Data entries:
* * *

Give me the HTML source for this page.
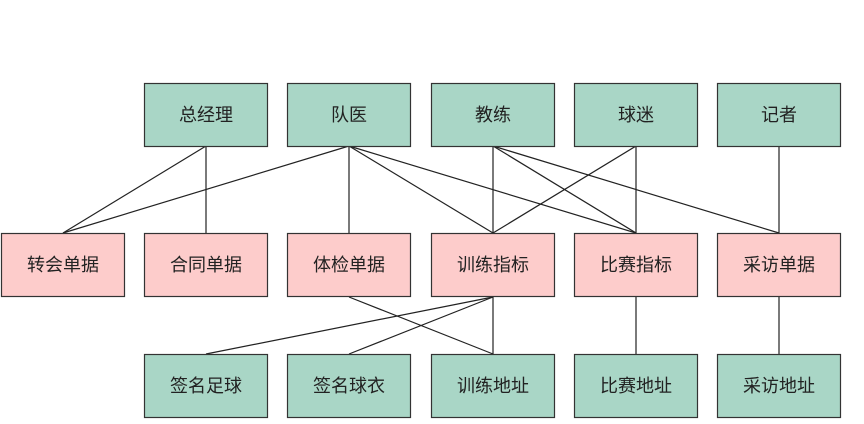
<!DOCTYPE html>
<html><head><meta charset="utf-8"><style>
body{margin:0;background:#fff;width:864px;height:419px;overflow:hidden;font-family:"Liberation Sans","Noto Sans CJK SC",sans-serif}
</style></head><body>
<svg width="864" height="419" xmlns="http://www.w3.org/2000/svg" font-family="Liberation Sans, Noto Sans CJK SC, sans-serif" font-size="18">
<g stroke="#222" stroke-width="1.2" fill="none">
<line x1="206" y1="146" x2="63" y2="233"/><line x1="206" y1="146" x2="206" y2="233"/>
<line x1="349" y1="146" x2="63" y2="233"/><line x1="349" y1="146" x2="349" y2="233"/>
<line x1="349" y1="146" x2="493" y2="233"/><line x1="349" y1="146" x2="636" y2="233"/>
<line x1="493" y1="146" x2="493" y2="233"/><line x1="493" y1="146" x2="636" y2="233"/><line x1="493" y1="146" x2="779" y2="233"/>
<line x1="636" y1="146" x2="493" y2="233"/><line x1="636" y1="146" x2="636" y2="233"/>
<line x1="779" y1="146" x2="779" y2="233"/>
<line x1="493" y1="297" x2="206" y2="354"/><line x1="493" y1="297" x2="349" y2="354"/><line x1="493" y1="297" x2="493" y2="354"/>
<line x1="349" y1="297" x2="493" y2="354"/>
<line x1="636" y1="297" x2="636" y2="354"/><line x1="779" y1="297" x2="779" y2="354"/>
</g>
<g stroke="#333" stroke-width="1.2">
<g fill="#a9d6c6">
<rect x="144.5" y="83.5" width="123" height="63"/><rect x="287.5" y="83.5" width="123" height="63"/><rect x="431.5" y="83.5" width="123" height="63"/><rect x="574.5" y="83.5" width="123" height="63"/><rect x="717.5" y="83.5" width="123" height="63"/>
<rect x="144.5" y="354.5" width="123" height="63"/><rect x="287.5" y="354.5" width="123" height="63"/><rect x="431.5" y="354.5" width="123" height="63"/><rect x="574.5" y="354.5" width="123" height="63"/><rect x="717.5" y="354.5" width="123" height="63"/>
</g>
<g fill="#fdcccb">
<rect x="1.5" y="233.5" width="123" height="63"/><rect x="144.5" y="233.5" width="123" height="63"/><rect x="287.5" y="233.5" width="123" height="63"/><rect x="431.5" y="233.5" width="123" height="63"/><rect x="574.5" y="233.5" width="123" height="63"/><rect x="717.5" y="233.5" width="123" height="63"/>
</g>
</g>
<g fill="#222" text-anchor="middle">
<text x="206" y="121">总经理</text><text x="349" y="121">队医</text><text x="493" y="121">教练</text><text x="636" y="121">球迷</text><text x="779" y="121">记者</text>
<text x="63" y="271">转会单据</text><text x="206" y="271">合同单据</text><text x="349" y="271">体检单据</text><text x="493" y="271">训练指标</text><text x="636" y="271">比赛指标</text><text x="779" y="271">采访单据</text>
<text x="206" y="392">签名足球</text><text x="349" y="392">签名球衣</text><text x="493" y="392">训练地址</text><text x="636" y="392">比赛地址</text><text x="779" y="392">采访地址</text>
</g>
</svg>
</body></html>
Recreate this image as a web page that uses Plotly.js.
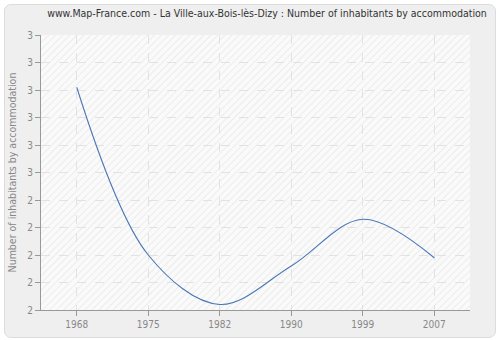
<!DOCTYPE html>
<html>
<head>
<meta charset="utf-8">
<script src="https://cdn.plot.ly/plotly-3.0.1.min.js"></script>
<style>
  html, body { margin: 0; padding: 0; background: #ffffff; }
  #frame { position: absolute; left: 4px; top: 4px; width: 490px; height: 332px;
           background: #efefef; border: 1px solid #dcdcdc; border-radius: 7px; }
  #chart { position: absolute; left: 0; top: 0; width: 500px; height: 340px; }
</style>
</head>
<body>
<div id="frame"></div>
<div id="chart"></div>
<script>
const years = ['1968', '1975', '1982', '1990', '1999', '2007'];
const inhabitantsPerAccommodation = [2.81, 2.2, 2.02, 2.16, 2.33, 2.19];
const titleText = 'www.Map-France.com - La Ville-aux-Bois-lès-Dizy : Number of inhabitants by accommodation';
const yTitle = 'Number of inhabitants by accommodation';

// hatch pattern for the plot background (decoration)
const hatchSvg =
  '<svg xmlns="http://www.w3.org/2000/svg" width="430" height="275">' +
  '<defs><pattern id="h" width="5" height="5" patternUnits="userSpaceOnUse" patternTransform="rotate(45)">' +
  '<rect width="5" height="5" fill="#fafafa"/><rect width="1" height="5" fill="#ececec"/></pattern></defs>' +
  '<rect width="430" height="275" fill="url(#h)"/></svg>';
const hatchUrl = 'data:image/svg+xml;charset=utf-8,' + encodeURIComponent(hatchSvg);

const traces = [
  {
    x: years, y: inhabitantsPerAccommodation,
    type: 'scatter', mode: 'lines',
    line: { color: '#4a78b5', width: 1.1, shape: 'spline', smoothing: 1 },
    showlegend: false
  }
];

const fontFam = 'DejaVu Sans Condensed, DejaVu Sans, sans-serif';

const layout = {
  width: 500, height: 340,
  margin: { l: 41, r: 30, t: 35, b: 30 },
  paper_bgcolor: 'rgba(0,0,0,0)',
  plot_bgcolor: '#fafafa',
  font: { family: fontFam, size: 10, color: '#888' },
  title: { text: titleText, x: 0.534, xanchor: 'center', y: 0.962, yanchor: 'middle',
           font: { family: fontFam, size: 10.5, color: '#333' } },
  images: [{
    source: hatchUrl, xref: 'paper', yref: 'paper', x: 0, y: 1,
    sizex: 1, sizey: 1, sizing: 'stretch', xanchor: 'left', yanchor: 'top', layer: 'below'
  }],
  xaxis: {
    type: 'category', range: [-0.5, 5.5],
    showgrid: true, gridcolor: '#e2e2e2', griddash: 'dash', gridwidth: 1,
    showline: true, linecolor: '#999', linewidth: 1,
    ticks: 'outside', ticklen: 5, tickcolor: '#999',
    tickfont: { size: 10, color: '#888' }, zeroline: false, fixedrange: true
  },
  yaxis: {
    range: [2, 3], dtick: 0.1, tick0: 2, tickformat: '.0f',
    showgrid: true, gridcolor: '#e2e2e2', griddash: 'dash', gridwidth: 1,
    showline: true, linecolor: '#999', linewidth: 1,
    ticks: 'outside', ticklen: 5, tickcolor: '#999',
    tickfont: { size: 10, color: '#888' }, zeroline: false,
    title: { text: yTitle, font: { size: 10.5, color: '#888' }, standoff: 8 },
    fixedrange: true
  }
};

Plotly.newPlot('chart', traces, layout, { displayModeBar: false, staticPlot: true });
</script>
</body>
</html>
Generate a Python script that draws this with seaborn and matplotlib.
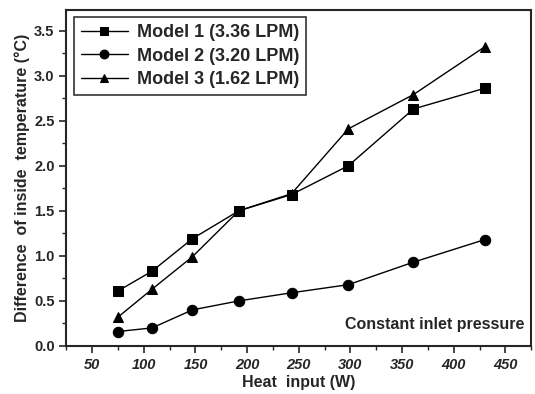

* * *

Exercise description:
Reproduce the lines above starting at the one with "Recreate this image" and ending at the one with "const fontFam = 'DejaVu", both included, exactly and with no pictures.

Answer to this task:
Recreate this image as a web page that uses Plotly.js.
<!DOCTYPE html>
<html>
<head>
<meta charset="utf-8">
<script src="https://cdn.plot.ly/plotly-3.0.1.min.js"></script>
<style>
  html, body { margin: 0; padding: 0; background: #ffffff; }
  #frame { position: absolute; left: 4px; top: 4px; width: 490px; height: 332px;
           background: #efefef; border: 1px solid #dcdcdc; border-radius: 7px; }
  #chart { position: absolute; left: 0; top: 0; width: 500px; height: 340px; }
</style>
</head>
<body>
<div id="frame"></div>
<div id="chart"></div>
<script>
const years = ['1968', '1975', '1982', '1990', '1999', '2007'];
const inhabitantsPerAccommodation = [2.81, 2.2, 2.02, 2.16, 2.33, 2.19];
const titleText = 'www.Map-France.com - La Ville-aux-Bois-lès-Dizy : Number of inhabitants by accommodation';
const yTitle = 'Number of inhabitants by accommodation';

// hatch pattern for the plot background (decoration)
const hatchSvg =
  '<svg xmlns="http://www.w3.org/2000/svg" width="430" height="275">' +
  '<defs><pattern id="h" width="5" height="5" patternUnits="userSpaceOnUse" patternTransform="rotate(45)">' +
  '<rect width="5" height="5" fill="#fafafa"/><rect width="1" height="5" fill="#ececec"/></pattern></defs>' +
  '<rect width="430" height="275" fill="url(#h)"/></svg>';
const hatchUrl = 'data:image/svg+xml;charset=utf-8,' + encodeURIComponent(hatchSvg);

const traces = [
  {
    x: years, y: inhabitantsPerAccommodation,
    type: 'scatter', mode: 'lines',
    line: { color: '#4a78b5', width: 1.1, shape: 'spline', smoothing: 1 },
    showlegend: false
  }
];

const fontFam = 'DejaVu Sans Condensed, DejaVu Sans, sans-serif';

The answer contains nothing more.